Nach Auffassung des LAG gelten diese Grundsätze nicht nur für den gesetzlichen Mindesturlaub, sondern auch dann, wenn der tatsächliche Urlaubsanspruch diesen übersteige. Auch in diesem Fall enthalte oder ersetze § 26 Abs. 2c TVöD nicht die Kürzungserklärung des Arbeitgebers gem. § 17 Abs. 1 Satz 1 BEEG. Als Begründung führte das Gericht aus, dass der Gesetzgeber dort nicht zwischen dem gesetzlichen Mindesturlaub und dem diesen übersteigenden Anspruch unterscheide, sondern einheitlich von "Erholungsurlaub" spreche. Zudem spreche auch Sinn und Zweck der Norm gegen eine Differenzierung.

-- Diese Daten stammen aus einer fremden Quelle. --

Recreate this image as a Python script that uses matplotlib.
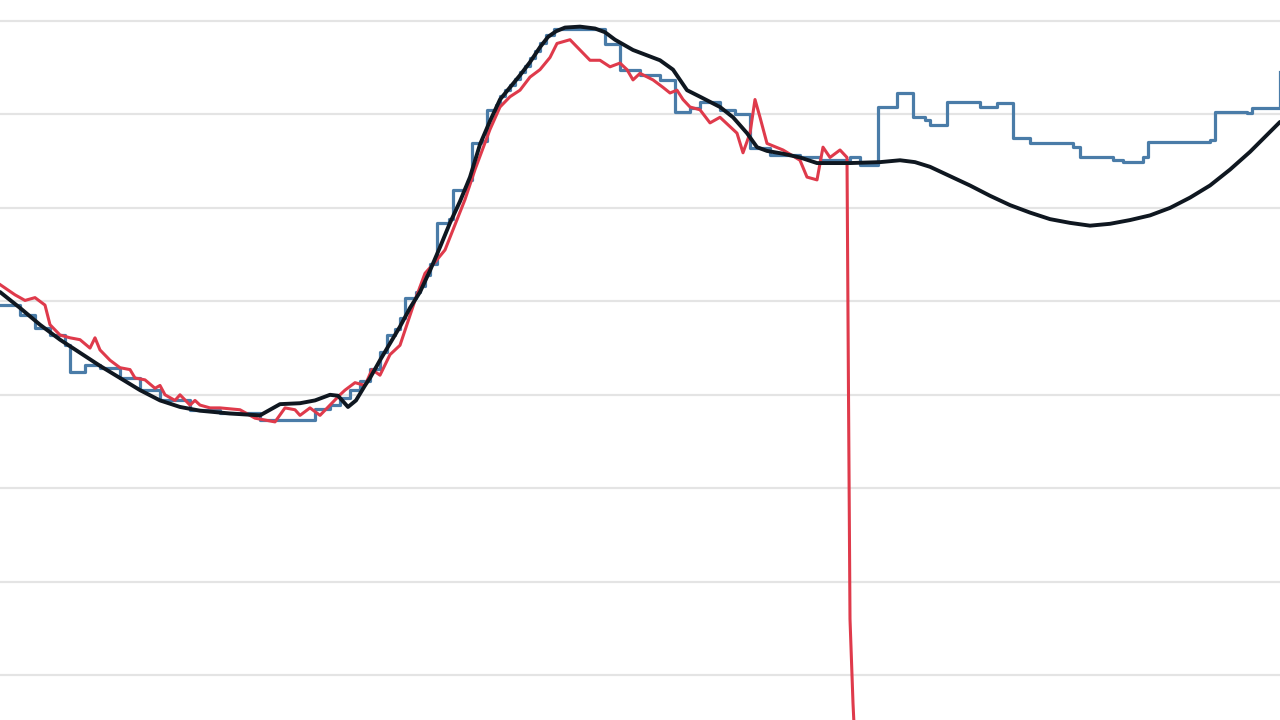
import matplotlib
matplotlib.use("Agg")
import matplotlib.pyplot as plt

# Smooth trend (black)
black_x = [0, 2, 4, 6, 8, 10, 12, 14, 16, 18, 20, 23, 26, 27, 28, 30, 31.5, 33, 33.8, 34.8, 35.6,
           36.5, 37, 38, 39, 40, 41, 42, 43, 44, 45, 46, 47, 48, 49, 50, 51, 52, 53, 54, 54.8,
           55.6, 56.5, 58, 59.5, 60.5, 61.5, 63.3, 66, 67.3, 68.7, 70, 72, 73.3, 74.7, 75.7,
           76.7, 78.3, 80, 81.7, 85, 88, 90, 91.5, 93, 95, 97, 99, 101, 103,
           105, 107, 109, 111, 113, 115, 117, 119, 121, 123, 125, 126.5, 128]
black_y = [4.10, 3.93, 3.75, 3.59, 3.45, 3.31, 3.18, 3.05, 2.94, 2.87, 2.83, 2.80, 2.78, 2.84,
           2.90, 2.91, 2.94, 3.00, 2.99, 2.87, 2.94, 3.10, 3.18, 3.37, 3.55, 3.73, 3.93, 4.10,
           4.33, 4.58, 4.84, 5.07, 5.33, 5.68, 5.93, 6.16, 6.29, 6.42, 6.56, 6.72, 6.83, 6.89,
           6.93, 6.94, 6.92, 6.88, 6.80, 6.69, 6.58, 6.48, 6.26, 6.19, 6.08, 5.97, 5.80, 5.65,
           5.61, 5.58, 5.54, 5.48, 5.48, 5.49, 5.51, 5.49, 5.44, 5.34,
           5.24, 5.13, 5.03, 4.95, 4.88, 4.84, 4.81, 4.83, 4.87, 4.92, 5.00, 5.11, 5.24, 5.41,
           5.60, 5.76, 5.92]

# Stepped series (blue)
blue_x = [0, 2, 3.5, 5, 6.5, 7, 8.5, 10, 12, 14, 16, 19, 22, 26, 31.5, 33, 34, 35, 36, 37, 38,
          38.7, 39.5, 40, 40.5, 41.6, 42, 42.5, 43, 43.7, 44.9, 45.3, 46.5, 46.8, 47.2, 48.1,
          48.7, 49.6, 50, 50.5, 51, 51.5, 52, 52.5, 53, 53.5, 54, 54.6, 55.4, 60.5, 62, 64, 66,
          67.5, 69, 70, 72, 73.5, 75, 77, 80, 82, 85, 86, 87.8, 89.7, 91.3, 92.5, 93, 94.7, 98,
          99.7, 101.3, 103, 107.3, 108, 111.3, 112.3, 114.3, 114.8, 121, 121.5, 124.7, 125.2,
          127.8, 128]
blue_y = [3.96, 3.85, 3.72, 3.64, 3.53, 3.24, 3.32, 3.29, 3.18, 3.05, 2.94, 2.84, 2.81, 2.73,
          2.85, 2.89, 2.97, 3.05, 3.15, 3.28, 3.46, 3.64, 3.70, 3.82, 4.04, 4.10, 4.16, 4.28,
          4.40, 4.84, 4.88, 5.19, 5.22, 5.30, 5.69, 5.72, 6.05, 6.10, 6.20, 6.26, 6.32, 6.38,
          6.45, 6.52, 6.60, 6.68, 6.76, 6.85, 6.92, 6.75, 6.48, 6.42, 6.37, 6.03, 6.07, 6.13,
          6.05, 6.00, 5.64, 5.57, 5.54, 5.51, 5.54, 5.46, 6.08, 6.23, 5.97, 5.94, 5.89, 6.13,
          6.08, 6.12, 5.75, 5.70, 5.65, 5.54, 5.51, 5.49, 5.54, 5.71, 5.73, 6.03, 6.02, 6.07,
          6.07, 6.45]

# Noisy series (red)
red_x = [0, 1.5, 2.5, 3.5, 4.5, 5, 6, 7, 8, 9, 9.5, 10, 11, 12, 13, 13.5, 14.5, 15.5, 16, 16.5,
         17.5, 18, 19, 19.5, 20, 21, 22, 24, 25.5, 26.5, 27.5, 28.5, 29.5, 30, 31, 32, 33, 34,
         34.5, 35.5, 36.5, 37.2, 38, 39, 40, 40.5, 41.5, 42.5, 43.5, 44.5, 45.5, 46.5, 47.5, 49,
         50, 51, 52, 53, 54, 55, 55.7, 57, 58, 59, 60, 61, 62, 62.7, 63.3, 64, 65.3, 66.3, 67,
         67.7, 68.3, 69, 70, 71, 72, 73, 73.7, 74.3, 75, 75.5, 76, 76.7, 78.3, 80, 80.7, 81.7,
         82.3, 83, 84, 84.7, 84.85, 85.0, 85.3, 85.7]
red_y = [4.18, 4.07, 4.01, 4.04, 3.96, 3.75, 3.64, 3.61, 3.59, 3.50, 3.61, 3.48, 3.37, 3.29,
         3.27, 3.18, 3.16, 3.07, 3.10, 3.00, 2.94, 3.00, 2.89, 2.94, 2.89, 2.86, 2.86, 2.84,
         2.75, 2.73, 2.71, 2.86, 2.84, 2.78, 2.86, 2.78, 2.89, 3.00, 3.05, 3.13, 3.10, 3.27,
         3.21, 3.43, 3.53, 3.69, 4.01, 4.30, 4.42, 4.55, 4.82, 5.09, 5.41, 5.84, 6.08, 6.19,
         6.26, 6.40, 6.48, 6.61, 6.76, 6.80, 6.69, 6.58, 6.58, 6.51, 6.55, 6.48, 6.37, 6.44,
         6.37, 6.29, 6.23, 6.26, 6.16, 6.08, 6.05, 5.91, 5.97, 5.87, 5.80, 5.59, 5.80, 6.16,
         5.97, 5.69, 5.62, 5.51, 5.33, 5.30, 5.65, 5.54, 5.62, 5.54, 3.0, 0.6, -0.3, -1.2]

grid_levels = [0, 1, 2, 3, 4, 5, 6, 7]

fig = plt.figure(figsize=(12.8, 7.2), dpi=100)
ax = fig.add_axes([0, 0, 1, 1])
ax.set_xlim(0, 128)
ax.set_ylim(-0.48, 7.225)
for g in grid_levels:
    ax.axhline(g, color="#e4e4e4", linewidth=1.6, zorder=0)

ax.plot(blue_x, blue_y, drawstyle="steps-post", color="#4a7ca8", linewidth=2.3, zorder=2)
ax.plot(red_x, red_y, color="#df3a4b", linewidth=2.2, zorder=3)
ax.plot(black_x, black_y, color="#0f1720", linewidth=2.8, zorder=4,
        solid_joinstyle="round", solid_capstyle="round")

for s in ax.spines.values():
    s.set_visible(False)
ax.set_xticks([])
ax.set_yticks([])
fig.savefig("out.png", dpi=100, facecolor="white")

Zuletzt führte das Gericht aus, dass § 26 Abs. 2c TVöD sich auch nicht als schon bei Begründung des Arbeitsverhältnisses gleichsam auf Vorrat ausgesprochene Kürzungserklärung des Arbeitgebers gem. § 17 Abs. 1 Satz 1 BEEG auslegen lasse, sondern der Arbeitgeber müsse im bestehenden Arbeitsverhältnis sein Kürzungsrecht vor, während und nach dem Ende der Elternzeit ausüben, nicht jedoch vor der Erklärung des Arbeitnehmers, Elternzeit in Anspruch zu nehmen.